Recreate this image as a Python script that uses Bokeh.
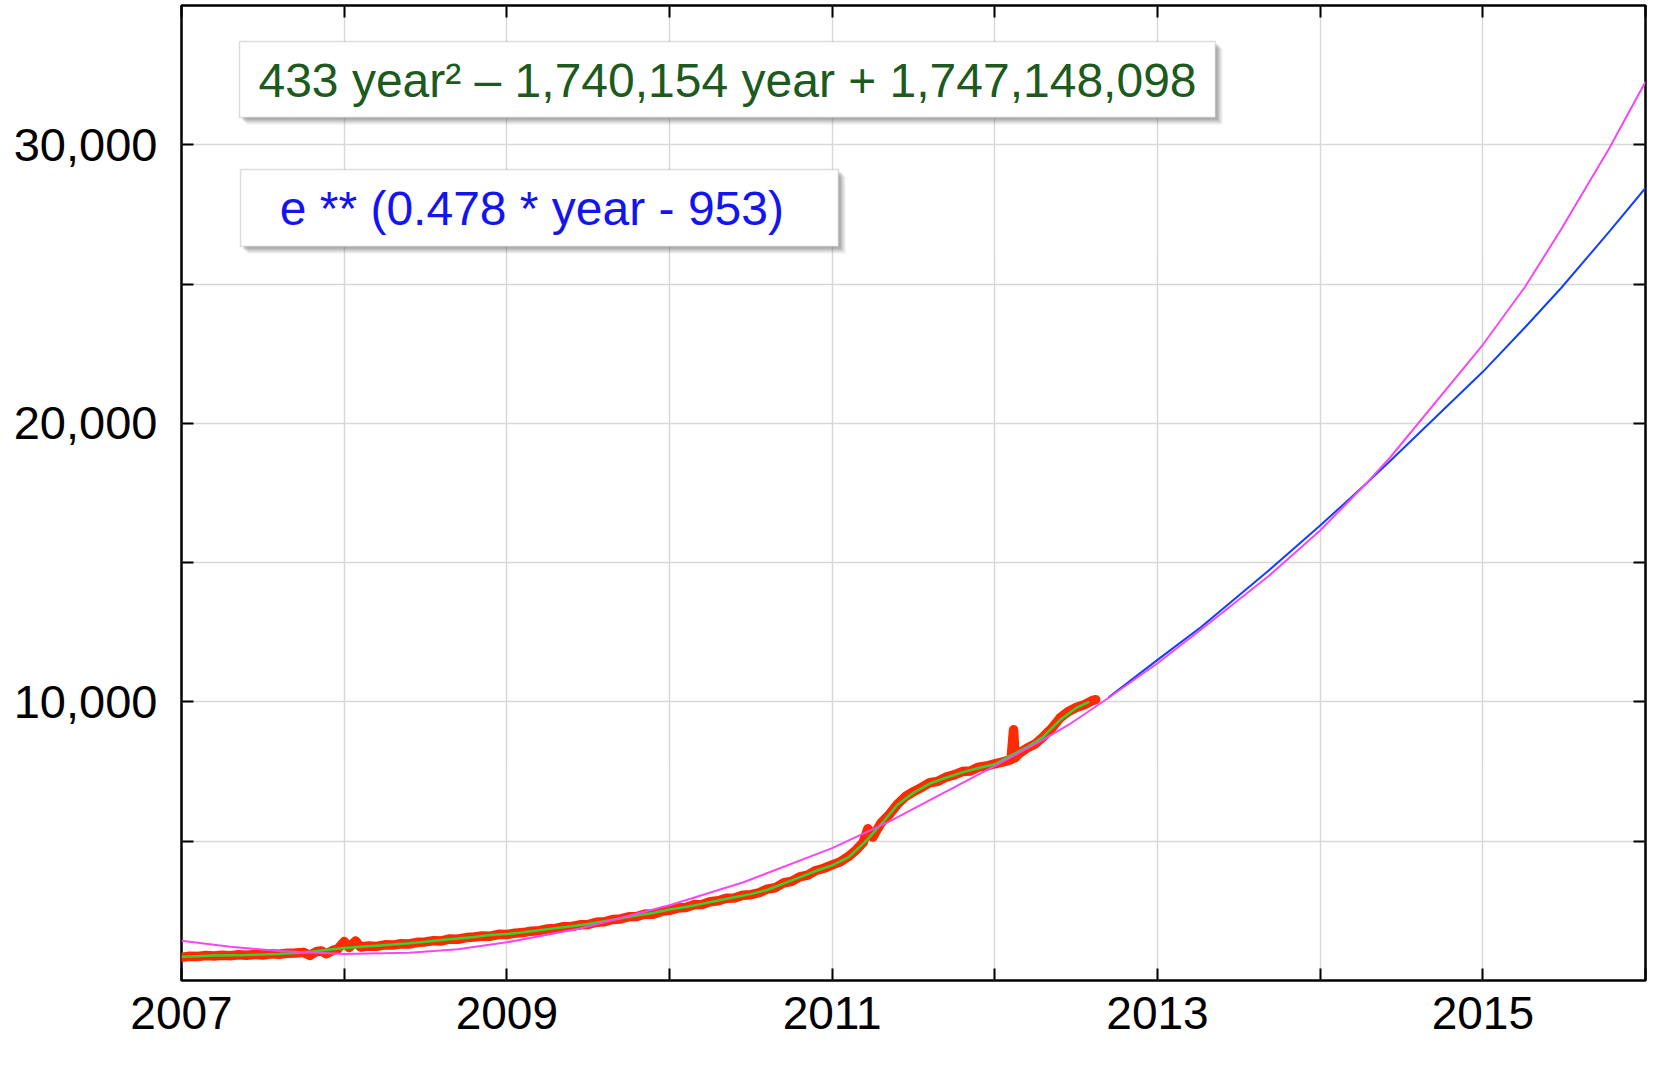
from bokeh.plotting import figure
from bokeh.models import Range1d, FixedTicker, LinearAxis, BoxAnnotation, Label
from bokeh.embed import file_html
from bokeh.resources import INLINE

# ---------------- data ----------------
red_years = [2007.00, 2007.05, 2007.10, 2007.15, 2007.20, 2007.25, 2007.30, 2007.35, 2007.40, 2007.45,
             2007.50, 2007.55, 2007.60, 2007.65, 2007.70, 2007.75, 2007.79, 2007.83, 2007.86, 2007.89,
             2007.93, 2007.96, 2008.00, 2008.03, 2008.07, 2008.10, 2008.15, 2008.20, 2008.25, 2008.30,
             2008.35, 2008.40, 2008.45, 2008.50, 2008.55, 2008.60, 2008.65, 2008.70, 2008.75, 2008.80,
             2008.85, 2008.90, 2008.95, 2009.00, 2009.05, 2009.10, 2009.15, 2009.20, 2009.25, 2009.30,
             2009.35, 2009.40, 2009.45, 2009.50, 2009.55, 2009.60, 2009.65, 2009.70, 2009.75, 2009.80,
             2009.85, 2009.90, 2009.95, 2010.00, 2010.05, 2010.10, 2010.15, 2010.20, 2010.25, 2010.30,
             2010.35, 2010.40, 2010.45, 2010.50, 2010.55, 2010.60, 2010.65, 2010.70, 2010.75, 2010.80,
             2010.85, 2010.90, 2010.95, 2011.00, 2011.05, 2011.10, 2011.15, 2011.19, 2011.22, 2011.25,
             2011.30, 2011.35, 2011.40, 2011.45, 2011.50, 2011.55, 2011.60, 2011.65, 2011.70, 2011.75,
             2011.80, 2011.85, 2011.90, 2011.95, 2012.00, 2012.05, 2012.10, 2012.115, 2012.125, 2012.15,
             2012.20, 2012.25, 2012.30, 2012.35, 2012.40, 2012.45, 2012.50, 2012.55, 2012.60, 2012.62]
red_values = [830, 870, 860, 895, 880, 905, 890, 925, 905, 935,
              915, 960, 945, 980, 985, 1010, 900, 1040, 1060, 960,
              1080, 1130, 1400, 1180, 1420, 1200, 1240, 1225, 1280, 1270,
              1320, 1310, 1370, 1385, 1430, 1420, 1490, 1480, 1540, 1560,
              1600, 1590, 1660, 1650, 1700, 1720, 1770, 1790, 1850, 1870,
              1930, 1940, 2000, 2010, 2090, 2110, 2190, 2210, 2290, 2300,
              2390, 2380, 2480, 2520, 2600, 2620, 2720, 2730, 2830, 2860,
              2950, 2960, 3060, 3080, 3150, 3280, 3330, 3500, 3560, 3720,
              3780, 3950, 4030, 4150, 4260, 4450, 4700, 4950, 5450, 5150,
              5650, 5950, 6320, 6600, 6780, 6930, 7100, 7150, 7300, 7380,
              7500, 7520, 7660, 7700, 7780, 7850, 7930, 9000, 8000, 8150,
              8350, 8500, 8760, 9050, 9420, 9650, 9800, 9900, 10050, 10080]

smooth_years = [2007.0, 2007.1, 2007.2, 2007.3, 2007.4, 2007.5, 2007.6, 2007.7, 2007.8, 2007.9,
                2008.0, 2008.1, 2008.2, 2008.3, 2008.4, 2008.5, 2008.6, 2008.7, 2008.8, 2008.9,
                2009.0, 2009.1, 2009.2, 2009.3, 2009.4, 2009.5, 2009.6, 2009.7, 2009.8, 2009.9,
                2010.0, 2010.1, 2010.2, 2010.3, 2010.4, 2010.5, 2010.6, 2010.7, 2010.8, 2010.9,
                2011.0, 2011.1, 2011.2, 2011.3, 2011.4, 2011.5, 2011.6, 2011.7, 2011.8, 2011.9,
                2012.0, 2012.1, 2012.2, 2012.3, 2012.4, 2012.5, 2012.58]
smooth_values = [850, 872, 893, 905, 917, 933, 952, 990, 1036, 1100,
                 1165, 1210, 1250, 1290, 1333, 1390, 1450, 1505, 1565, 1630,
                 1665, 1730, 1800, 1880, 1950, 2030, 2130, 2230, 2330, 2420,
                 2548, 2640, 2750, 2870, 2990, 3100, 3250, 3480, 3700, 3930,
                 4131, 4420, 4960, 5600, 6300, 6740, 7070, 7280, 7470, 7630,
                 7762, 8080, 8380, 8760, 9350, 9786, 10000]

quad_years = [2007.0, 2007.3, 2007.6, 2008.0, 2008.4, 2008.7, 2009.0, 2009.45, 2010.0, 2010.46,
              2011.0, 2011.35, 2012.0, 2012.3, 2012.46, 2012.7, 2013.0, 2013.27, 2013.68, 2014.0,
              2014.28, 2014.43, 2015.0, 2015.26, 2015.48, 2015.78, 2016.0]
quad_values = [1430, 1214, 1060, 952, 1000, 1119, 1370, 1869, 2702, 3536,
               4750, 5700, 7702, 8655, 9200, 10150, 11390, 12607, 14500, 16155,
               17821, 18774, 22821, 24904, 26950, 29904, 32264]

exp_years = [2012.7, 2013.0, 2013.27, 2013.68, 2014.0, 2014.18, 2014.28, 2014.43, 2015.0, 2015.26,
             2015.48, 2015.78, 2016.0]
exp_values = [10170, 11510, 12700, 14700, 16333, 17286, 17821, 18650, 21850, 23450,
              24850, 26900, 28450]

x_ticks = [2007, 2008, 2009, 2010, 2011, 2012, 2013, 2014, 2015, 2016]
x_tick_labels = ["2007", "", "2009", "", "2011", "", "2013", "", "2015", ""]
y_ticks = [5000, 10000, 15000, 20000, 25000, 30000]
y_tick_labels = ["", "10,000", "", "20,000", "", "30,000"]

quad_label = "433 year\u00b2 \u2013 1,740,154 year + 1,747,148,098"
exp_label = "e ** (0.478 * year  - 953)"

# ---------------- figure ----------------
FONT = "Liberation Sans"
W, H = 1647, 1051
ML, MR, MT, MB = 181, 2, 5, 71
X0, X1, Y0, Y1 = 2007, 2016, 0, 35000

p = figure(width=W, height=H, x_range=Range1d(X0, X1), y_range=Range1d(Y0, Y1),
           output_backend="svg", toolbar_location=None,
           min_border_left=ML, min_border_right=MR, min_border_top=MT, min_border_bottom=MB,
           background_fill_color="white", border_fill_color="white")

p.outline_line_color = "black"
p.outline_line_width = 2.5
p.outline_line_alpha = 1.0


def style_axis(ax, ticks, labels, font_size, standoff):
    ax.ticker = FixedTicker(ticks=ticks)
    ax.major_label_overrides = {t: s for t, s in zip(ticks, labels)}
    ax.axis_line_color = None
    ax.major_tick_in = 12
    ax.major_tick_out = 0
    ax.major_tick_line_color = "black"
    ax.major_tick_line_width = 2
    ax.minor_tick_line_color = None
    ax.major_label_text_font = FONT
    ax.major_label_text_font_size = font_size
    ax.major_label_text_color = "black"
    ax.major_label_standoff = standoff


style_axis(p.xaxis[0], x_ticks, x_tick_labels, "46px", 16)
style_axis(p.yaxis[0], y_ticks, y_tick_labels, "47px", 24)

top_axis = LinearAxis()
style_axis(top_axis, x_ticks, ["" for _ in x_ticks], "0px", 0)
p.add_layout(top_axis, "above")
right_axis = LinearAxis()
style_axis(right_axis, y_ticks, ["" for _ in y_ticks], "0px", 0)
p.add_layout(right_axis, "right")

p.xgrid.grid_line_color = "#d8d8d8"
p.xgrid.grid_line_width = 1.5
p.ygrid.grid_line_color = "#d8d8d8"
p.ygrid.grid_line_width = 1.5

# ---------------- series ----------------
p.line(red_years, red_values, line_color="#ff2a00", line_width=9.5, line_cap="round", line_join="round")
p.line(smooth_years, smooth_values, line_color="#2fd62f", line_width=2.5)
p.line(exp_years, exp_values, line_color="#1040ff", line_width=2)
p.line(quad_years, quad_values, line_color="#f548f5", line_width=2)

# ---------------- equation boxes (placed by canvas pixel) ----------------
FB = H - MB


def px_to_x(px):
    return X0 + (px - ML) * (X1 - X0) / (W - ML - MR)


def py_to_y(py):
    return Y0 + (FB - py) * (Y1 - Y0) / (FB - MT)


def add_box(left, right, top, bottom, text, cx, cy, color):
    for d, alpha in [(7, 0.12), (5, 0.2), (3, 0.28)]:
        p.add_layout(BoxAnnotation(left=px_to_x(left + d), right=px_to_x(right + d),
                                   top=py_to_y(top + d), bottom=py_to_y(bottom + d),
                                   fill_color="#666666", fill_alpha=alpha, line_color=None))
    p.add_layout(BoxAnnotation(left=px_to_x(left), right=px_to_x(right),
                               top=py_to_y(top), bottom=py_to_y(bottom),
                               fill_color="white", fill_alpha=1.0,
                               line_color="#8a8a8a", line_width=1.5))
    p.add_layout(Label(x=px_to_x(cx), y=py_to_y(cy), text=text, text_align="center",
                       text_baseline="middle", text_font=FONT, text_font_size="48px",
                       text_color=color))


add_box(239, 1215, 41, 117, quad_label, 727, 80, "#1d5a1d")
add_box(240, 838, 169, 246, exp_label, 538, 208, "#1414f0")

open("out.html", "w").write(file_html(p, INLINE))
◆ ◆ ◆ ◆
▶ **EXERCISE GOAL**:
Skip every picture and return the lines above from the top through the one that contains "from bokeh.resources import INLINE".

▶ **WRITTEN RESPONSE**:
Recreate this image as a Python script that uses Bokeh.
from bokeh.plotting import figure
from bokeh.models import Range1d, FixedTicker, LinearAxis, BoxAnnotation, Label
from bokeh.embed import file_html
from bokeh.resources import INLINE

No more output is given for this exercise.